Extracted information
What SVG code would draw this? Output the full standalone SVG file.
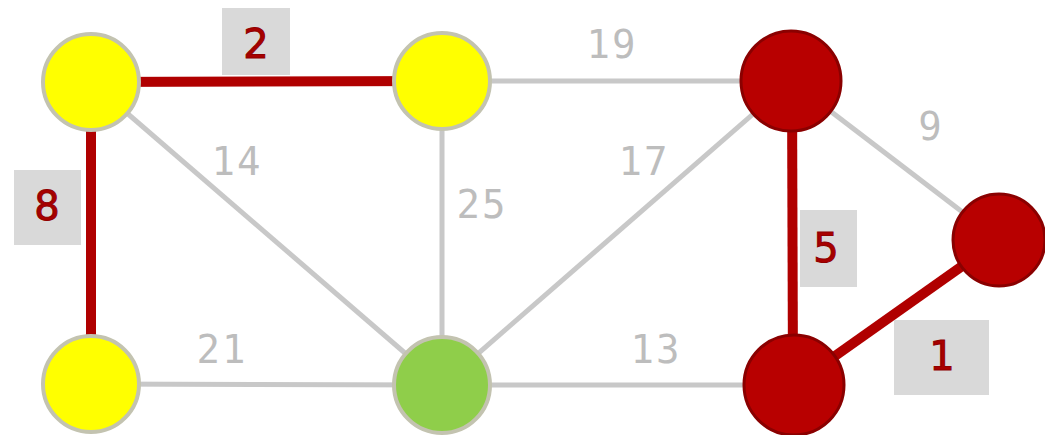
<svg xmlns="http://www.w3.org/2000/svg" width="1045" height="435" viewBox="0 0 1045 435">
<style>
.g{stroke:#c8c8c8;stroke-width:5;fill:none}
.r{stroke:#b00000;stroke-width:10;fill:none}
.box{fill:#d9d9d9}
.gl{font-family:"DejaVu Sans Mono",monospace;font-size:39px;fill:#bdbdbd;text-anchor:middle;letter-spacing:2px}
.rl{font-family:"DejaVu Sans",sans-serif;font-size:40px;fill:#a80000;stroke:#900000;stroke-width:1;text-anchor:middle}
.ny{fill:#ffff00;stroke:#c3c3b0;stroke-width:4}
.ng{fill:#8fce4a;stroke:#c3c3b0;stroke-width:4}
.nr{fill:#b80000;stroke:#8a0000;stroke-width:3}
</style>
<rect width="1045" height="435" fill="#ffffff"/>
<g id="connectors">
<line class="g" x1="442" y1="81" x2="791" y2="81"/>
<line class="g" x1="791" y1="81" x2="999" y2="240"/>
<line class="g" x1="91" y1="82" x2="442" y2="385"/>
<line class="g" x1="442" y1="81" x2="442" y2="385"/>
<line class="g" x1="791" y1="81" x2="442" y2="385"/>
<line class="g" x1="91" y1="384" x2="442" y2="385"/>
<line class="g" x1="442" y1="385" x2="794" y2="385"/>
<line class="r" x1="91" y1="82" x2="442" y2="81"/>
<line class="r" x1="91" y1="82" x2="91" y2="384"/>
<line class="r" x1="792" y1="81" x2="793" y2="385"/>
<line class="r" x1="999" y1="240" x2="794" y2="385" stroke-width="13"/>
<rect class="box" x="222" y="8" width="68" height="67"/>
<text class="rl" x="256" y="58">2</text>
<rect class="box" x="14" y="170" width="67" height="75"/>
<text class="rl" x="47" y="220">8</text>
<rect class="box" x="800" y="210" width="57" height="77"/>
<text class="rl" x="826" y="262">5</text>
<rect class="box" x="894" y="320" width="95" height="75"/>
<text class="rl" x="942" y="370">1</text>
<text class="gl" x="612" y="58">19</text>
<text class="gl" x="931" y="140">9</text>
<text class="gl" x="237" y="175">14</text>
<text class="gl" x="482" y="218">25</text>
<text class="gl" x="644" y="175">17</text>
<text class="gl" x="222" y="363">21</text>
<text class="gl" x="656" y="363">13</text>
</g>
<g id="nA"><circle class="ny" cx="91" cy="82" r="48"/></g>
<g id="nB"><circle class="ny" cx="442" cy="81" r="48"/></g>
<g id="nC"><circle class="nr" cx="791" cy="81" r="50"/></g>
<g id="nD"><circle class="nr" cx="999" cy="240" r="46"/></g>
<g id="nE"><circle class="nr" cx="794" cy="385" r="50"/></g>
<g id="nF"><circle class="ng" cx="442" cy="385" r="48"/></g>
<g id="nG"><circle class="ny" cx="91" cy="384" r="48"/></g>
</svg>
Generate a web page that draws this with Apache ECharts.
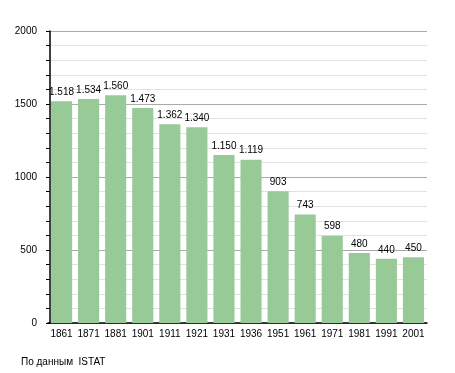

What you should do
Every line holding "this" should be copied out.

Expected output
What SVG code would draw this? Output the full standalone SVG file.
Generate a web page that draws this with Apache ECharts.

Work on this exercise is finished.